▶ **SHORT TASK**
Leave out the pictures, and retype only the lines from the beginning of the material through the line that contains "y_min, y_max = -13.8, 55.7", including both.

***** DATA BLOCK

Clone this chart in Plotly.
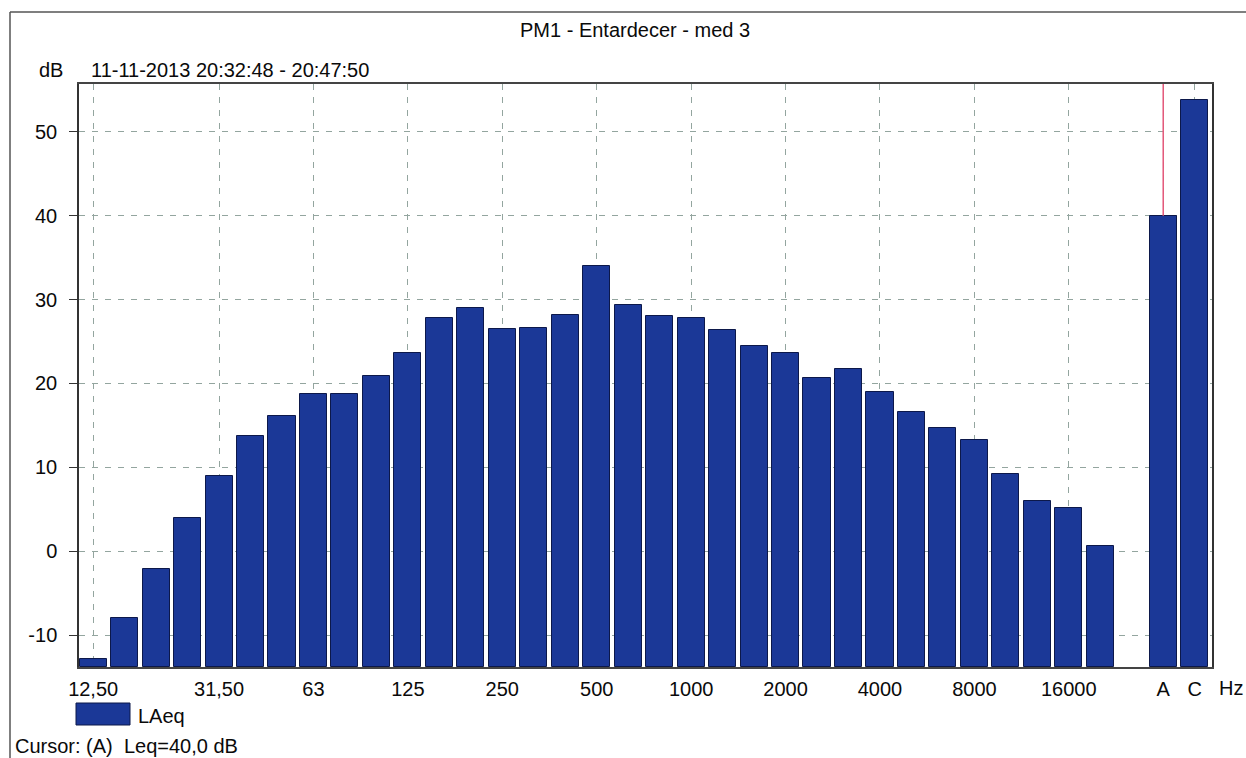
import plotly.graph_objects as go

# One-third-octave band centre frequencies (Hz) and their LAeq levels (dB)
bands = ["12,50", "16", "20", "25", "31,50", "40", "50", "63", "80", "100",
         "125", "160", "200", "250", "315", "400", "500", "630", "800", "1000",
         "1250", "1600", "2000", "2500", "3150", "4000", "5000", "6300", "8000",
         "10000", "12500", "16000", "20000"]
band_levels = [-12.8, -7.9, -2.1, 4.0, 9.0, 13.7, 16.1, 18.7, 18.8, 20.9,
               23.6, 27.8, 29.0, 26.5, 26.6, 28.2, 34.0, 29.3, 28.1, 27.8,
               26.4, 24.5, 23.6, 20.7, 21.7, 19.0, 16.6, 14.7, 13.3,
               9.2, 6.0, 5.1, 0.6]

# Overall weighted levels
weightings = ["A", "C"]
weighted_levels = [40.0, 53.8]

# Bands that carry a tick label
labelled_bands = ["12,50", "31,50", "63", "125", "250", "500", "1000",
                  "2000", "4000", "8000", "16000"]

y_ticks = [-10, 0, 10, 20, 30, 40, 50]
y_tick_text = ["-10", "0", "10", "20", "30", "40", "50"]
y_min, y_max = -13.8, 55.7

title_text = "PM1 - Entardecer - med 3"
period_text = "11-11-2013 20:32:48 - 20:47:50"
cursor_text = "Cursor: (A)  Leq=40,0 dB"
series_name = "LAeq"

# Positions: bands side by side, one empty slot, then A and C
band_x = list(range(len(bands)))
weight_x = [len(bands) + 1 + i for i in range(len(weightings))]
all_x = band_x + weight_x
all_levels = band_levels + weighted_levels

FONT = "Liberation Sans, Arial, Helvetica, sans-serif"
TXT = 20
BAR_FILL = "#1b3897"
BAR_EDGE = "#0c184a"
GRID = "#93a59f"

fig = go.Figure()
fig.add_trace(go.Bar(
    x=all_x,
    y=[v - y_min for v in all_levels],
    base=y_min,
    width=0.86,
    name=series_name,
    marker=dict(color=BAR_FILL, line=dict(color=BAR_EDGE, width=1)),
    showlegend=False,
))

tick_vals = [bands.index(b) for b in labelled_bands] + weight_x
tick_text = labelled_bands + weightings

fig.update_layout(
    width=1246, height=758,
    margin=dict(l=79, r=34, t=84, b=91),
    paper_bgcolor="white", plot_bgcolor="white",
    font=dict(family=FONT, size=TXT, color="#0a0a0a"),
    bargap=0,
    xaxis=dict(
        range=[-0.45, 35.55],
        tickmode="array", tickvals=tick_vals, ticktext=tick_text,
        showgrid=True, gridcolor=GRID, gridwidth=1, griddash="6px,7px",
        showline=True, linecolor="#444", linewidth=1.5, mirror=True,
        ticks="outside", ticklen=3, tickcolor="white",
        tickfont=dict(size=TXT), zeroline=False,
    ),
    yaxis=dict(
        range=[y_min, y_max],
        tickmode="array", tickvals=y_ticks, ticktext=y_tick_text,
        showgrid=True, gridcolor=GRID, gridwidth=1, griddash="6px,7px",
        showline=True, linecolor="#333", linewidth=1.5, mirror=True,
        ticks="outside", ticklen=8, tickcolor="#333",
        ticklabelstandoff=8,
        tickfont=dict(size=TXT), zeroline=False,
    ),
)

# Cursor marker on the A-weighted bar
fig.add_shape(type="line", xref="x", yref="y",
              x0=weight_x[0], x1=weight_x[0],
              y0=weighted_levels[0], y1=y_max,
              line=dict(color="#e4587a", width=1.5), layer="above")

# Outer frame (top and left edges)
fig.add_shape(type="line", xref="paper", yref="paper",
              x0=-69 / 1133, x1=1.04, y0=1 + 72 / 583, y1=1 + 72 / 583,
              line=dict(color="#555", width=1.5))
fig.add_shape(type="line", xref="paper", yref="paper",
              x0=-69 / 1133, x1=-69 / 1133, y0=-0.2, y1=1 + 72 / 583,
              line=dict(color="#555", width=1.5))

# Legend swatch
fig.add_shape(type="rect", xref="paper", yref="paper",
              x0=-3 / 1133, x1=51 / 1133,
              y0=-(725 - 667) / 583, y1=-(703 - 667) / 583,
              fillcolor=BAR_FILL, line=dict(color=BAR_EDGE, width=1))

annotations = [
    dict(text=title_text, x=(635 - 79) / 1133, y=1 + (84 - 30) / 583,
         xanchor="center", yanchor="middle"),
    dict(text="dB", x=(37 - 79) / 1133, y=1 + (84 - 70) / 583,
         xanchor="left", yanchor="middle"),
    dict(text=period_text, x=(89 - 79) / 1133, y=1 + (84 - 70) / 583,
         xanchor="left", yanchor="middle"),
    dict(text="Hz", x=(1217 - 79) / 1133, y=-(688 - 667) / 583,
         xanchor="left", yanchor="middle"),
    dict(text=series_name, x=(136 - 79) / 1133, y=-(716 - 667) / 583,
         xanchor="left", yanchor="middle"),
    dict(text=cursor_text, x=(13 - 79) / 1133, y=-(746 - 667) / 583,
         xanchor="left", yanchor="middle"),
]
for a in annotations:
    fig.add_annotation(xref="paper", yref="paper", showarrow=False,
                       font=dict(size=TXT), **a)

fig.write_html("out.html")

**********

▶ **EXERCISE RESULT**
Clone this chart in Plotly.
import plotly.graph_objects as go

# One-third-octave band centre frequencies (Hz) and their LAeq levels (dB)
bands = ["12,50", "16", "20", "25", "31,50", "40", "50", "63", "80", "100",
         "125", "160", "200", "250", "315", "400", "500", "630", "800", "1000",
         "1250", "1600", "2000", "2500", "3150", "4000", "5000", "6300", "8000",
         "10000", "12500", "16000", "20000"]
band_levels = [-12.8, -7.9, -2.1, 4.0, 9.0, 13.7, 16.1, 18.7, 18.8, 20.9,
               23.6, 27.8, 29.0, 26.5, 26.6, 28.2, 34.0, 29.3, 28.1, 27.8,
               26.4, 24.5, 23.6, 20.7, 21.7, 19.0, 16.6, 14.7, 13.3,
               9.2, 6.0, 5.1, 0.6]

# Overall weighted levels
weightings = ["A", "C"]
weighted_levels = [40.0, 53.8]

# Bands that carry a tick label
labelled_bands = ["12,50", "31,50", "63", "125", "250", "500", "1000",
                  "2000", "4000", "8000", "16000"]

y_ticks = [-10, 0, 10, 20, 30, 40, 50]
y_tick_text = ["-10", "0", "10", "20", "30", "40", "50"]
y_min, y_max = -13.8, 55.7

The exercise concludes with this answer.